The show gave students rare exposure, said runway show director Lauren Caddick, a junior art and design major.

“They really do get their name out there as an emerging designer in front of industry professionals who attend the show,” she said. “It’s an experience to see what it’s actually like in the real world to design for a large-scale event.”

The theme for Art2Wear 2013 was Hypernatural. Designers focused on amplifying and manipulating elements of nature in conceiving their collections. The results included collections based on celestial objects, camouflage and concealment, fractals and naturally occurring patterns, and materials found in dumpsters.

“It’s the idea of taking something that’s found in nature … and augmenting some part of it to make some big extravagant idea,” said Caddick, who is a Park Scholar.
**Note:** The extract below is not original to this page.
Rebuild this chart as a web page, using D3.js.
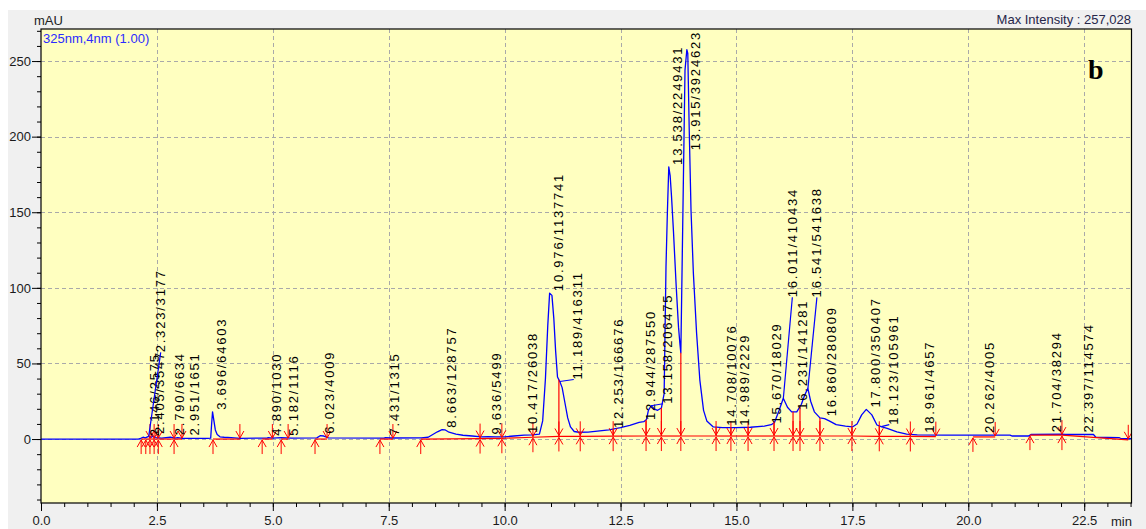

After four years in Reynolds Coliseum, Art2Wear returned to the Court of North Carolina this year. New faculty advisors Katherine Diuguid and Justin LeBlanc saw the move outdoors as a way of refreshing the event. The outdoor venue was only the most visible change for Art2Wear. Diuguid and LeBlanc took over as advisors this year after the retirement of longtime advisor Vita Plume in 2012.

“Both of us remember the excitement of it being outside and how utterly beautiful it was,” Diuguid said. She and LeBlanc, now assistant professors of art and design, both designed collections for Art2Wear as undergraduates.

Organizers also opened the event up a bit this year, welcoming students from other colleges to participate. Nick Szerszen, a senior studying business in the Poole College of Management, was the fundraising chair. A new fundraiser event preceded Art2Wear: Stomp The Heels, a January race where runners sprang down Hillsborough Street in high heels. Winners received tickets to the men’s home basketball game against UNC-Chapel Hill. Some of the race proceeds went to Arts for Life, a nonprofit organization that helps children with serious illness express themselves through art.

“It comes to a point when you realize you can be more than just a fashion show and more than just something exciting,” Caddick said. “You can actually do something that gives back.”